NOTE: Daniel and Kelly speak to this question on Episode #10 of The Abel Speaks Podcast. You can listen on Apple, Spotify, or your app of choice.

There are people in your life who you love, and who love you, and they want to be helpful. God bless them, but sometimes they fail in their task and end up not being helpful.

This is especially complex when these people are close to you — your extended family, friends and community. You might feel at a loss, not knowing what to do or what to say, or even what to even pinpoint as to exactly what’s going on. You could possibly feel ill-equipped to handle it and that could lead you to begin to not look forward to those interactions.

Here are three principles on how to navigate these challenging relationship dynamics.

1) Give people the benefit of the doubt.

We have to believe the best in people. We can assume that they are wanting to be helpful, but may not know how to do that in this instance. For those walking through hardship, it may be helpful to tell those close to you ways your family would feel blessed and how they can help lessen the burden. Show grace. When we were walking through Abel’s diagnosis, we didn’t know what we were doing either. We were learning as we went and so were the people caring for us. We needed grace in that and so did they.

We previously talked about how to keep people updated during pregnancy. These updates give you an opportunity to share what things you are learning in this season and what needs you have at the moment. Things that you find helpful, are encouraged by, or have a lower capacity to handle that you want to communicate to those close to you. This could be help with meals, yard work, childcare, and other tasks that need assistance during this season.

If we do this, whether directly or indirectly, and if the issues continue to present themselves then step 2 may become necessary.

2) Draw clear boundaries — and keep them.

Boundaries can often be looked at as a negative thing, but can be very healthy and allow us to respect one another. A clear boundary may look like, “Please don’t just drop by. I’d rather you call and let me know you’re coming or ask if you can come over. I may not be in a good headspace at that moment.” Or, “We’ve already decided what we’re doing from a medical standpoint and it’s not really helping or blessing us anymore when you send us information you found or read. We’d appreciate it if you wouldn’t do that anymore.” Those are some clear ways you’re setting up your relationships for success.

It’s identifying things or a pattern where you see they’re meaning well but it’s not having the intended effect. It’s the opportunity to draw a boundary and say, “I’m going to ask that you don’t do that,” or “Hey, instead of this, try this.” These are people that we care about that care about us and we’re trying to coach them and help them help us.

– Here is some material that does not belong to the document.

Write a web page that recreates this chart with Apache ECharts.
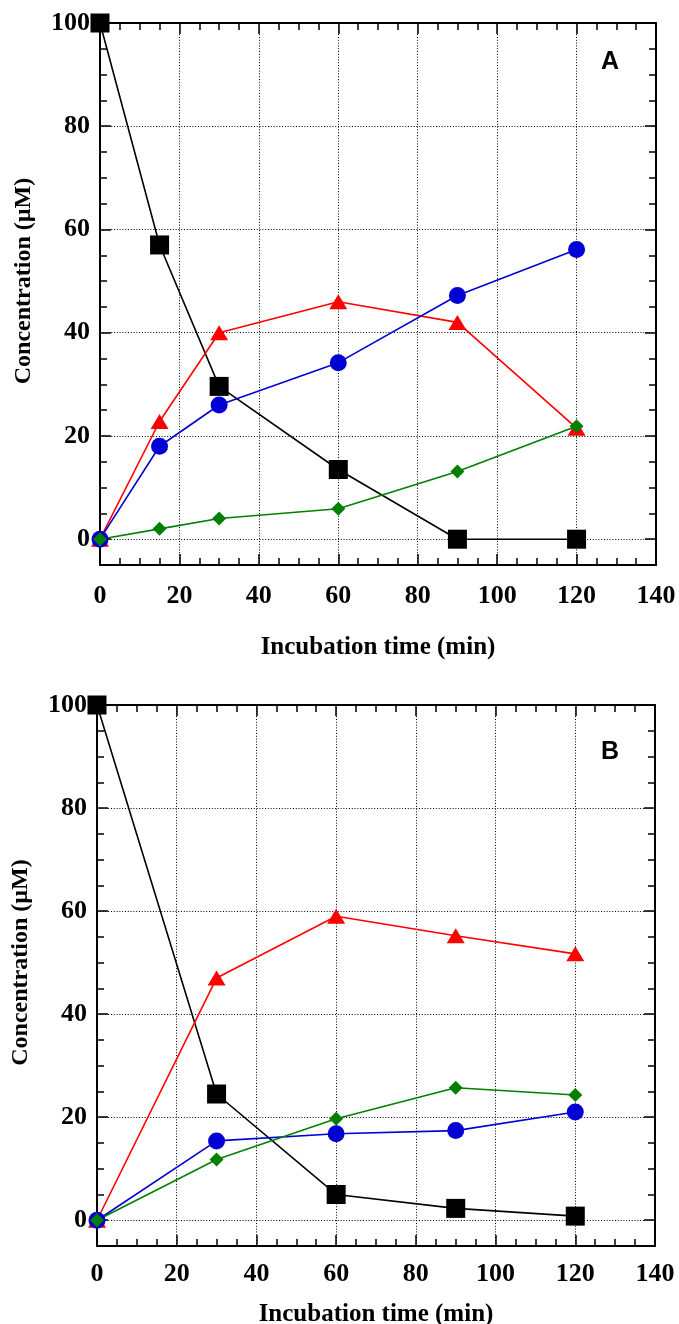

3) Push pause on a relationship if boundaries are not honored. 

If relational withdrawals are taking place rather than deposits it could harm the relationship in the long run. It’s better to just push pause during this season. We’ve found that when people are walking through grief, they don’t have the same capacity to handle difficult relational dynamics or conflict. And sometimes, for the benefit of the relationship, it might be helpful to put words on that. You can say, “I love you and I want to have a healthy relationship. I think it might be beneficial to push pause on the relationship and not have communication right now. When I feel in a healthier place, I will circle back with you and want to have a dialogue and work through the issues that might be at play.”

In each phase of the discussion, take the opportunity to affirm the relationship — that outworking of believing the best in your friends and family. Saying, “I know you love me and care about us. I want you to know that I love you. And it’s because of that and because I want to see our relationship marked by health and growth that in this season where I’m at right now, that’s hard to do and I see it trending in the opposite direction. I don’t want that. You don’t want that. I will circle back with you in due time.” You set that as the expectation — you will hit “resume” at some point when you feel it’s right. In the moment you may not know exactly when that’ll be, but remind those close to you, “Thank you. I know you’re with us and for us. Thank you for praying with us and for us and for being in our life.”

In summary…

Sometimes we don’t feel freedom to draw healthy boundaries in our life. There is a lot of freedom there. People want to love us and care for us and when we communicate those things, we’re really benefiting the relationship as a whole. When you look at boundaries from that perspective, as opposed to a negative perspective, it shifts the focus into a healthier light. We can convince ourselves it’s a selfish thing to do and we would encourage and speak freedom over you that being self-focused for a season makes a lot of sense and is okay.